Los Angeles Superior Court Commissioner Kristi Lousteau ordered David Merck, 45, not to have any contact with Perrette, who was accompanied into a downtown Los Angeles courtroom by uniformed Los Angeles County Sheriff’s deputies along with several men in suits.
The 46-year-old actress wiped her eyes at points during the hearing in which she identified Merck as the man who attacked her around 5 p.m. on Nov. 12.
She said that she and her assailant were the only two people on the sidewalk late that afternoon and that he “appeared to be homeless.”
Perrette — who plays forensic scientist Abby Sciuto on the CBS series — testified that her assailant grabbed her by the arm and told her repeatedly that he was going to kill her.
“He was so much stronger than me,” she said. “I couldn’t run. I couldn’t fight.”
The actress said that the man “kept repeating my name is William and I am going to kill you,” then hit her on the nose.
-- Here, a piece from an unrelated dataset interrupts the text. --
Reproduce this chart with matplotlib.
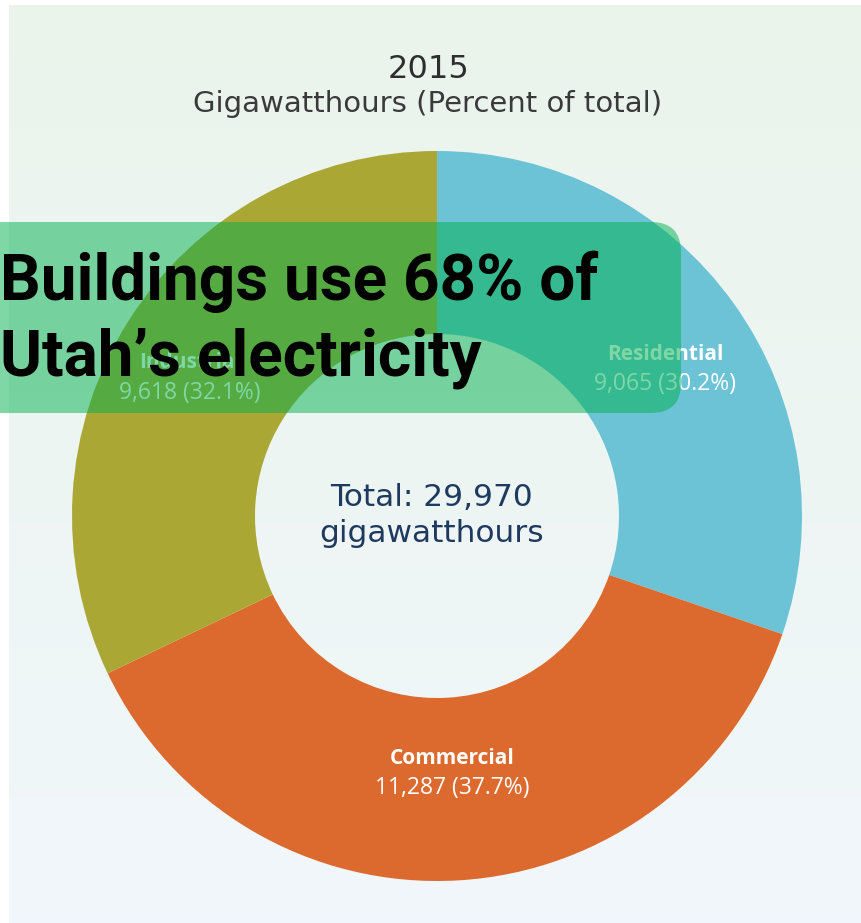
import numpy as np
import matplotlib
matplotlib.use("Agg")
import matplotlib.pyplot as plt
from matplotlib.patches import FancyBboxPatch

# Utah electricity consumption by sector, 2015 (gigawatthours)
sectors = ["Residential", "Commercial", "Industrial"]
gwh = [9065, 11287, 9618]
shares = [30.2, 37.7, 32.1]
total_gwh = 29970
year = "2015"
subtitle = "Gigawatthours (Percent of total)"
headline = "Buildings use 68% of\nUtah\u2019s electricity"
colors = ["#6cc3d6", "#dc6a2e", "#aba734"]

W, H = 861, 923
fig = plt.figure(figsize=(W / 100, H / 100), dpi=100, facecolor="white")
ax = fig.add_axes([0, 0, 1, 1])

# soft page background of the graphic
grad = np.linspace(0, 1, 256)[:, None]
top = np.array([0.918, 0.957, 0.922])
bot = np.array([0.945, 0.968, 0.985])
img = top[None, None, :] * (1 - grad[..., None]) + bot[None, None, :] * grad[..., None]
ax.imshow(img, extent=(9, W, 0, H - 5), origin="upper", aspect="auto", zorder=0)

cx, cy, r_out, r_in = 437, H - 516, 365, 182
wedges, _ = ax.pie(gwh, colors=colors, startangle=90, counterclock=False,
                   center=(cx, cy), radius=r_out,
                   wedgeprops=dict(width=r_out - r_in, linewidth=0))
for w in wedges:
    w.set_zorder(1)

ax.set_xlim(0, W)
ax.set_ylim(0, H)
ax.set_aspect("auto")
ax.axis("off")

# headings
ax.text(428, H - 70, year, ha="center", va="center", fontsize=23,
        family="DejaVu Sans", color="#2e2e2e", zorder=3)
ax.text(428, H - 104, subtitle, ha="center", va="center", fontsize=21,
        family="DejaVu Sans", color="#3a3a3a", zorder=3)

# centre total
ax.text(432, H - 497, f"Total: {total_gwh:,}", ha="center", va="center",
        fontsize=22.5, family="DejaVu Sans", color="#1f3a5f", zorder=3)
ax.text(432, H - 533, "gigawatthours", ha="center", va="center",
        fontsize=22.5, family="DejaVu Sans", color="#1f3a5f", zorder=3)

# slice labels
label_pos = {"Residential": (665, 355, 384),
             "Commercial": (452, 758, 788),
             "Industrial": (190, 362, 393)}
for name, v, s in zip(sectors, gwh, shares):
    x, y1, y2 = label_pos[name]
    ax.text(x, H - y1, name, ha="center", va="center", fontsize=15,
            family="Open Sans", fontweight="bold", color="white", zorder=3)
    ax.text(x, H - y2, f"{v:,} ({s}%)", ha="center", va="center", fontsize=16.5,
            family="Open Sans", color="white", zorder=3)

# translucent headline banner
banner = FancyBboxPatch((-60, H - 413), 741, 191,
                        boxstyle="round,pad=0,rounding_size=30",
                        facecolor="#00b04e", alpha=0.5, edgecolor="none", zorder=4)
ax.add_patch(banner)
ax.text(0, H - 320, headline, ha="left", va="center", fontsize=46,
        family="Roboto", fontweight="bold", color="black",
        linespacing=1.3, zorder=5)

fig.savefig("out.png", dpi=100, facecolor="white")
“I was praying my heart out,” she said, noting that she knew there was an empty garage behind her and that she was worried she would wind up dead if he got her inside the garage.
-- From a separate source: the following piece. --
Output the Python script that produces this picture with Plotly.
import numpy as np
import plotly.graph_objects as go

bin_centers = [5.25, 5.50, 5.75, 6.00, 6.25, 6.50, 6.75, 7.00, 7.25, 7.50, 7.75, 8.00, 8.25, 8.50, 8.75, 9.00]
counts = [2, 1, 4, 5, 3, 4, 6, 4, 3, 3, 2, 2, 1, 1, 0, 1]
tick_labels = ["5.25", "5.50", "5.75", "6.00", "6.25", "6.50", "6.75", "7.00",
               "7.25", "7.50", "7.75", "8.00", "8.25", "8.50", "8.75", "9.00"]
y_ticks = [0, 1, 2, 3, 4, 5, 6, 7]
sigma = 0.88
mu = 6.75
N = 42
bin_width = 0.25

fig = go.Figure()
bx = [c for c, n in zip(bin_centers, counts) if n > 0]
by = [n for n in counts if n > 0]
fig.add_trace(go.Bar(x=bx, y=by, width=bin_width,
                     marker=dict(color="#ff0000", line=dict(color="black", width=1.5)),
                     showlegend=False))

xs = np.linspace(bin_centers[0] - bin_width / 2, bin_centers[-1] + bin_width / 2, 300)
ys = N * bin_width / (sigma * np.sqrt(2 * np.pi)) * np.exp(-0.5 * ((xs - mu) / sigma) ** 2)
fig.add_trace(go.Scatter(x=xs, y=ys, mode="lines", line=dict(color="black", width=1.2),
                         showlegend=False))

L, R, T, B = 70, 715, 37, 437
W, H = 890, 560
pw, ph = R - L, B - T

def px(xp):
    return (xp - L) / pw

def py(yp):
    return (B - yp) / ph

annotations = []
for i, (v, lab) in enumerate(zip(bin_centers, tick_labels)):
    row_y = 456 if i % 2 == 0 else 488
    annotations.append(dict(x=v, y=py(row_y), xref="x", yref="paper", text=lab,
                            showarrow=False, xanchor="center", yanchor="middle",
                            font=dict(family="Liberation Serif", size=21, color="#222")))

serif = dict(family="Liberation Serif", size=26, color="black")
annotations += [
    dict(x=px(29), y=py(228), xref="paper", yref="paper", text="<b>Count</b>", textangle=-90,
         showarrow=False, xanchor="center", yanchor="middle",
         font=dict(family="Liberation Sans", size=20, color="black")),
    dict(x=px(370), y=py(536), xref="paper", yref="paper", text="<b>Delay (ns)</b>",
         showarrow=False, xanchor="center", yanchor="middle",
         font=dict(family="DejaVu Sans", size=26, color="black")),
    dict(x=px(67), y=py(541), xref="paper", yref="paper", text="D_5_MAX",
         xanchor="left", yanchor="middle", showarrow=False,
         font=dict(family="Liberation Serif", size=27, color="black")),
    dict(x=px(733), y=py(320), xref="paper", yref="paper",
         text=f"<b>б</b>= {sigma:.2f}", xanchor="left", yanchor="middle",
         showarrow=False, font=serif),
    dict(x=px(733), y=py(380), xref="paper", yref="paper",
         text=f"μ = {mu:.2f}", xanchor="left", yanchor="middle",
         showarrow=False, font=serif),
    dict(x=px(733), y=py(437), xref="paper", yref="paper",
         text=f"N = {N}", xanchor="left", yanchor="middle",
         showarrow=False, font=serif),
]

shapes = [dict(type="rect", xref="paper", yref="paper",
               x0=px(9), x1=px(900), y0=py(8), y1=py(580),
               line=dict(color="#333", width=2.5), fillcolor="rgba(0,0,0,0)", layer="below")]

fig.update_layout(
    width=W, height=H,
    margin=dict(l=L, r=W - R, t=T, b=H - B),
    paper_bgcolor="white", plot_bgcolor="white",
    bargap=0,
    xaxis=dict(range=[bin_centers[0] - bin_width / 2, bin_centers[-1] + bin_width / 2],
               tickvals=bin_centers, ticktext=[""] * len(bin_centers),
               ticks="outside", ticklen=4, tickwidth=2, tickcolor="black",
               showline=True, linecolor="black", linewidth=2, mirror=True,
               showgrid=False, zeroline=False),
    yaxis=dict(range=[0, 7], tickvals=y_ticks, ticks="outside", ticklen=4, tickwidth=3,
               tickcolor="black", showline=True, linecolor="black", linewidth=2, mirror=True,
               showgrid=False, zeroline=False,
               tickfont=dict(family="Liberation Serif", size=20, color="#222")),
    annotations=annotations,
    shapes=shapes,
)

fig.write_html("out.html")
Perrette testified that she eventually spoke to the man, telling him that “William’s a very beautiful name.” She said she told him that she had a nephew named William and that he paused and then told her to get out of there.
She said police arrived quickly and she eventually was taken by police to identify Merck as her alleged assailant. She said he was sitting on an electrical box outside a 7-Eleven store and she was inside a police car when she identified him as the man who had attacked her.
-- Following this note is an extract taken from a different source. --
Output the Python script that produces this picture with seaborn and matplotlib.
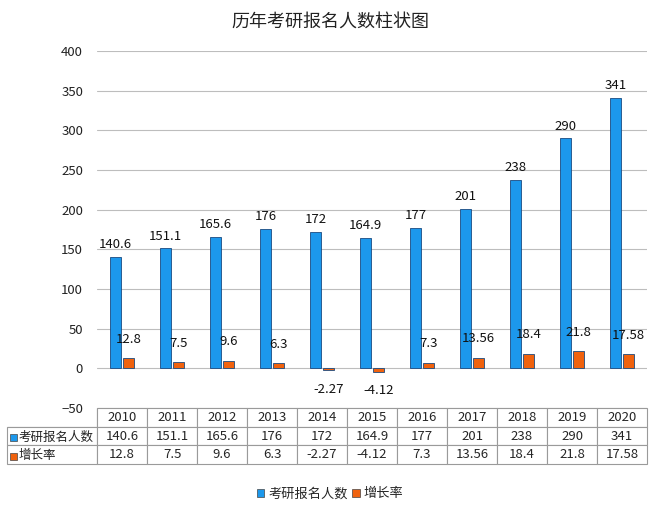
import matplotlib
matplotlib.use("Agg")
import matplotlib.pyplot as plt
import matplotlib.patches as mpatches
import pandas as pd
import seaborn as sns

years = ['2010', '2011', '2012', '2013', '2014', '2015', '2016', '2017', '2018', '2019', '2020']
applicants = [140.6, 151.1, 165.6, 176, 172, 164.9, 177, 201, 238, 290, 341]
growth = [12.8, 7.5, 9.6, 6.3, -2.27, -4.12, 7.3, 13.56, 18.4, 21.8, 17.58]
applicant_labels = ['140.6', '151.1', '165.6', '176', '172', '164.9', '177', '201', '238', '290', '341']
growth_labels = ['12.8', '7.5', '9.6', '6.3', '-2.27', '-4.12', '7.3', '13.56', '18.4', '21.8', '17.58']
series_names = ['考研报名人数', '增长率']
title = '历年考研报名人数柱状图'

blue = '#1c98ec'
orange = '#f0620e'

sns.set_theme(style='white')
plt.rcParams['font.family'] = ['Noto Sans CJK SC', 'DejaVu Sans']

df = pd.DataFrame({
    'year': years * 2,
    'value': applicants + growth,
    'series': [series_names[0]] * len(years) + [series_names[1]] * len(years),
})

fig = plt.figure(figsize=(6.6, 5.14), dpi=100)
ax = fig.add_axes([97 / 660, (514 - 408) / 514, 550 / 660, 357 / 514])

sns.barplot(data=df, x='year', y='value', hue='series', palette=[blue, orange],
            saturation=1, width=0.5, gap=0.12, edgecolor='#1a4a80', linewidth=0.6,
            legend=False, ax=ax)

ax.set_ylim(-50, 400)
ax.set_xlim(-0.5, len(years) - 0.5)
ax.set_yticks(range(-50, 401, 50))
ax.tick_params(axis='y', labelsize=9.5, colors='#222222', length=0, pad=10)
ax.set_xticks([])
ax.set_xlabel('')
ax.set_ylabel('')
ax.yaxis.grid(True, color='#bdbdbd', linewidth=0.8)
ax.set_axisbelow(True)
for side in ['top', 'right', 'left', 'bottom']:
    ax.spines[side].set_visible(False)

ax.bar_label(ax.containers[0], labels=applicant_labels, padding=4, fontsize=9.5, color='#111111')
ax.bar_label(ax.containers[1], labels=growth_labels, padding=9, fontsize=9.5, color='#111111')

# data table under the plot (row labels drawn separately)
cell_text = [[''] + applicant_labels, [''] + growth_labels]
label_w = 90
col_w = 550 / len(years)
total_w = label_w + col_w * len(years)
tbl = ax.table(cellText=cell_text, colLabels=[''] + years,
               colWidths=[label_w / total_w] + [col_w / total_w] * len(years),
               cellLoc='center',
               bbox=[-label_w / 550, -56 / 357, total_w / 550, 56 / 357])
tbl.auto_set_font_size(False)
tbl.set_fontsize(9.5)
for (r, c), cell in tbl.get_celld().items():
    cell.set_edgecolor('#9a9a9a')
    cell.set_linewidth(0.8)
    if r == 0 and c == 0:
        cell.visible_edges = 'BR'

# coloured markers and names in the table row labels
for i, (color, name) in enumerate(zip([blue, orange], series_names)):
    y_pix = 437 + i * 19
    fig.patches.append(mpatches.Rectangle((10 / 660, (514 - y_pix - 3.5) / 514), 7 / 660, 7 / 514,
                                          transform=fig.transFigure, facecolor=color,
                                          edgecolor='#444444', linewidth=0.5))
    fig.text(18.5 / 660, (514 - y_pix) / 514, name, ha='left', va='center',
             fontsize=9, color='#222222')

fig.text(0.5, (514 - 22) / 514, title, ha='center', va='center', fontsize=13, color='#222222')

handles = [mpatches.Patch(facecolor=blue, edgecolor='#444444', linewidth=0.5),
           mpatches.Patch(facecolor=orange, edgecolor='#444444', linewidth=0.5)]
fig.legend(handles, series_names, loc='center', bbox_to_anchor=(0.5, (514 - 494) / 514),
           ncol=2, frameon=False, fontsize=9.5, handlelength=0.6, handleheight=0.6,
           handletextpad=0.3, columnspacing=0.3)

fig.savefig('out.png', dpi=100, facecolor='white')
“Are you able to recognize him as the person who threatened you?” Deputy District Attorney David Richman asked the actress about the defendant, who is jailed in lieu of $60,000 bail and was brought into court with his hands in handcuffs.
“Yes,” Perrette responded.
The court commissioner denied a request by Merck’s attorney, Deputy Public Defender Christopher Glass, to dismiss or reduce the felony charges against Merck to misdemeanor counts. The defense lawyer contended that there was insufficient evidence to require his client to stand trial on the two charges.
Richman described Merck’s alleged contact with Perrette as “a very serious encounter” and said he believed the charges were “wholly appropriate.”
Merck is due back Dec. 16 for arraignment at the downtown Los Angeles courthouse.
Shortly after the attack, Perrette described the ordeal in a Twitter posting.
“Tonight was awful, life-changing and I’m only grateful to be alive. I almost died tonight,” she wrote. “I was walking across my street to a new guest house I bought to meet my architect. On my street, I was jumped by a very psychotic, homeless man.”
The actress wrote that she “was alone, terrified, trapped” and that she collapsed on the sidewalk and drew a sketch of her assailant after getting away from him. She wrote that a male friend took a photo of the sketch she had drawn, tracked down her alleged assailant and followed him until police arrived.
“I am shaken and traumatized,” she wrote. “My life changed tonight. We need full mental health care. We need housing and help for the homeless. We need to support our cops. We need to not walk alone. I need to heal.”
In a subsequent tweet Nov. 28, she wrote, “How am I doing? Thank you, so much. I’m O.K. Not great. Flashbacks, Nightmares. Trauma is a strange thing. Almost being killed, tough…”
If convicted as charged, Merck faces up to four years in prison.